Indeed, it appears many Darwinists are guilty of precisely that of which they accuse ID proponents: having a set of preconceived assumptions that taint their scientific objectivity.

Don't take my word for it. Consider the words of Darwinist Richard Lewontin of Harvard. "Our willingness," confessed Mr. Lewontin, "to accept scientific claims that are against common sense is the key to understanding the real struggle between science and the supernatural. We take the side of science in spite of the patent absurdity of some of its constructs, in spite of its failure to fulfill many of its extravagant promises of health and life, in spite of the tolerance of the scientific community for the unsubstantiated just-so stories, because we have a prior commitment to materialism. . . . Materialism is absolute for we cannot allow a divine foot in the door."

So is God the real bogeyman for some Darwinists?
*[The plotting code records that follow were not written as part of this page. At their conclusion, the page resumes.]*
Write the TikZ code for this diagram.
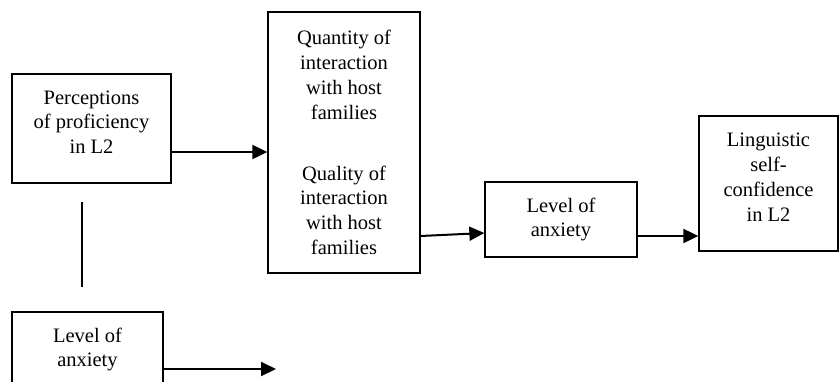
\documentclass[tikz,border=0pt]{standalone}
\usepackage{fontspec}
\setmainfont{Liberation Serif}
\usetikzlibrary{arrows.meta,calc}

\begin{document}
\begin{tikzpicture}[
    x=1pt, y=-1pt,
    blk/.style={rectangle, draw=black, line width=1.3pt, inner sep=0pt, align=center, font=\fontsize{20.5}{24.8}\selectfont},
    arr/.style={line width=2pt, -{Triangle[length=15pt,width=14pt]}}
  ]
    \clip (0,0) rectangle (839,381);
    \node[blk, minimum width=159pt, minimum height=109pt] (perc) at (91.5,128.5) {Perceptions\\of proficiency\\in L2\\[-12pt]\mbox{}};
    \node[blk, minimum width=152pt, minimum height=261pt] (inter) at (344,142.5) {Quantity of\\interaction\\with host\\families\\[36pt]Quality of\\interaction\\with host\\families};
    \node[blk, minimum width=152pt, minimum height=75pt] (anx) at (561,219.5) {Level of\\anxiety};
    \node[blk, minimum width=139pt, minimum height=135pt] (conf) at (768.5,183.5) {Linguistic\\self-\\confidence\\in L2\\[-12pt]\mbox{}};
    \node[blk, minimum width=151pt, minimum height=75pt] (anxlow) at (87.5,349.5) {Level of\\anxiety};
    % free ends
    \coordinate (vtop) at (82,202);
    \coordinate (vbot) at (82,287);
    \coordinate (lowend) at (276,369);
    % connectors
    \draw[arr] ([yshift=-23.5pt]perc.east) -- ([yshift=-23.5pt]perc.east -| inter.west);
    \draw[arr] ([yshift=-93.5pt]inter.east) -- ([yshift=-13.5pt]anx.west);
    \draw[arr] ([yshift=-16.5pt]anx.east) -- ([yshift=-16.5pt]anx.east -| conf.west);
    \draw[line width=1.3pt] (vtop) -- (vbot);
    \draw[arr] (anxlow.east |- lowend) -- (lowend);
  \end{tikzpicture}
\end{document}
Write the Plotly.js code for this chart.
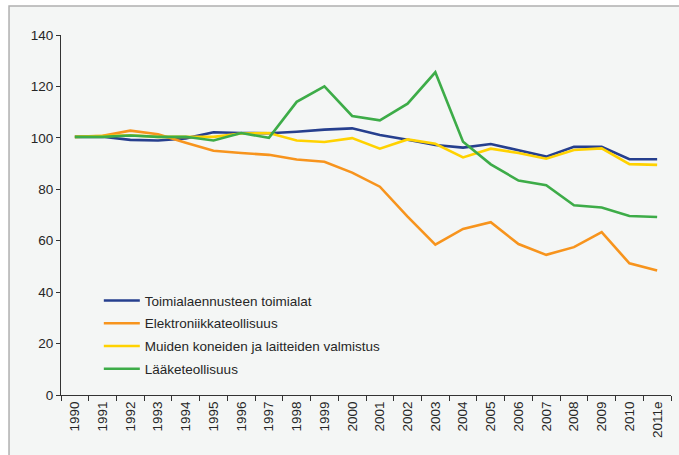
<!DOCTYPE html>
<html>
<head>
<meta charset="utf-8">
<script src="https://cdn.plot.ly/plotly-3.0.1.min.js"></script>
<style>
html,body{margin:0;padding:0;background:#ffffff;}
#chart{width:679px;height:455px;}
</style>
</head>
<body>
<div id="chart"></div>
<script>
var years = ["1990","1991","1992","1993","1994","1995","1996","1997","1998","1999","2000","2001","2002","2003","2004","2005","2006","2007","2008","2009","2010","2011e"];
var seriesNames = ["Toimialaennusteen toimialat","Elektroniikkateollisuus","Muiden koneiden ja laitteiden valmistus","Lääketeollisuus"];
var toimialat = [100.4,100.4,99.2,99.0,99.8,102.2,101.9,101.8,102.4,103.2,103.7,101.1,99.3,97.2,96.2,97.6,95.2,92.7,96.5,96.5,91.7,91.7];
var elektroniikka = [100.4,100.8,102.8,101.4,98.1,95.0,94.1,93.4,91.6,90.7,86.5,81.0,69.4,58.5,64.6,67.2,58.7,54.5,57.5,63.3,51.2,48.4];
var muutKoneet = [100.4,100.8,101.0,100.4,100.4,100.4,101.7,101.9,99.0,98.4,99.9,95.8,99.4,97.7,92.4,95.8,94.1,91.9,95.3,95.9,89.8,89.5];
var laake = [100.4,100.4,100.9,100.4,100.4,99.0,101.9,100.0,114.0,120.0,108.5,106.8,113.3,125.5,98.5,89.7,83.4,81.6,73.8,72.9,69.6,69.2];
var colors = ["#263f8e","#f7941d","#ffd200","#3dac48"];
var values = [toimialat, elektroniikka, muutKoneet, laake];

var idx = years.map(function(_, i){ return i; });
var bounds = years.map(function(_, i){ return i - 0.5; }).concat([years.length - 0.5]);

var traces = values.map(function(v, i){
  return {
    x: idx, y: v, type: "scatter", mode: "lines",
    name: seriesNames[i], legendgroup: "g"+i,
    line: {color: colors[i], width: 2.6}
  };
});

var layout = {
  width: 679, height: 455,
  margin: {l: 61, r: 8, t: 35, b: 60},
  paper_bgcolor: "#ffffff",
  plot_bgcolor: "rgba(0,0,0,0)",
  font: {family: "Liberation Sans, Arial, sans-serif", size: 13.5, color: "#262626"},
  showlegend: true,
  legend: {
    x: 0.062, xanchor: "left", y: 0.305, yanchor: "top",
    bgcolor: "rgba(0,0,0,0)", tracegroupgap: 2.2, itemwidth: 36,
    font: {size: 13.5, color: "#262626"}
  },
  xaxis: {
    type: "linear", range: [-0.5, years.length - 0.5],
    tickmode: "array", tickvals: idx, ticktext: years, ticks: "",
    minor: {tickmode: "array", tickvals: bounds, ticks: "outside", ticklen: 5, tickcolor: "#333", showgrid: false},
    showline: true, linecolor: "#333", linewidth: 1,
    showgrid: false, zeroline: false, tickangle: -90,
    tickfont: {size: 13.5, color: "#262626"}
  },
  yaxis: {
    range: [0, 140], dtick: 20, tick0: 0, ticks: "outside", ticklen: 4,
    tickcolor: "#333", showline: true, linecolor: "#333", linewidth: 1,
    showgrid: false, zeroline: false,
    tickfont: {size: 13.5, color: "#262626"}
  },
  shapes: [{
    type: "rect", xref: "paper", yref: "paper", layer: "below",
    x0: -0.0852, x1: 1.5, y0: -0.5, y1: 1.0806,
    fillcolor: "#f4f6f5", line: {color: "#b0b0b0", width: 1.5}
  }]
};

Plotly.newPlot("chart", traces, layout, {displayModeBar: false, staticPlot: true});
</script>
</body>
</html>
Is that why they fight to suppress any theory, like ID, they fear might allow God's "foot in the door?"

And, if their science were unassailable, would they so vigorously resist its subjection to academic scrutiny by scientists no longer drinking the Darwin Kool-Aid? It's no secret that scientists who have broken from Darwinian orthodoxy have been ridiculed, suppressed and ostracized by much of the Orwellian scientific establishment.

Many of ID's cynical detractors patronizingly frame this entire debate in terms of a struggle between faith and science. Intelligent design, they say, is but a thinly disguised argument for Biblical creationism and its proponents threaten to obliterate the "wall of separation" between church and state by cleverly sneaking creationism back into the schools inside the Trojan horse of ID.

But that is simply false. ID is fundamentally science-based. The fact that scientific inquiry leads certain scientists toward a conclusion compatible with the Judeo-Christian worldview -- that intelligent causes were behind the creation of the universe and life -- does not disqualify them as scientists any more than the militant secularism of many Darwinists disqualifies them.

Nor does ID's compatibility with the Judeo-Christian worldview require that it be classified as religious rather than scientific. If ID's theories were faith-based rather than science-based, the secular scientific community would have a stronger case in demanding they not be introduced into science classes.

But no amount of protest and name-calling from the scientific community will change the fact that ID proponents are not pseudo-scientists. You might be surprised to learn that over 400 scientists from all disciplines have signed onto a list of those expressing skepticism "of claims for the ability of random mutation and natural selection to account for the complexity of life." And that list is growing, despite the persecution of some signers since they signed it.

This is most interesting, in light of statements made in PBS's "Evolution" series that no scientists disagreed with Darwinian evolution. I ask you: Which side is playing fast and loose with the facts?

As one recent signatory, the prestigious Russian biologist Vladimir L. Voeikov said, "The ideology and philosophy of neo-Darwinism, which is sold by its adepts as a scientific theoretical foundation of biology, seriously hampers the development of science and hides from students the field's real problems."

A short column is not the place to debate the merits of ID versus Darwinism, but it is an appropriate venue to offer the humble suggestion that the very essence of science -- the search for causes -- militates in favor of exposing students to modern criticisms of Darwinism. Introducing kids to scientific challenges to Darwinism and to the alternative ID theory would vindicate the scientific method and science itself. Opponents should lighten up, and the public should insist on a fair fight.

David Limbaugh is a nationally syndicated columnist.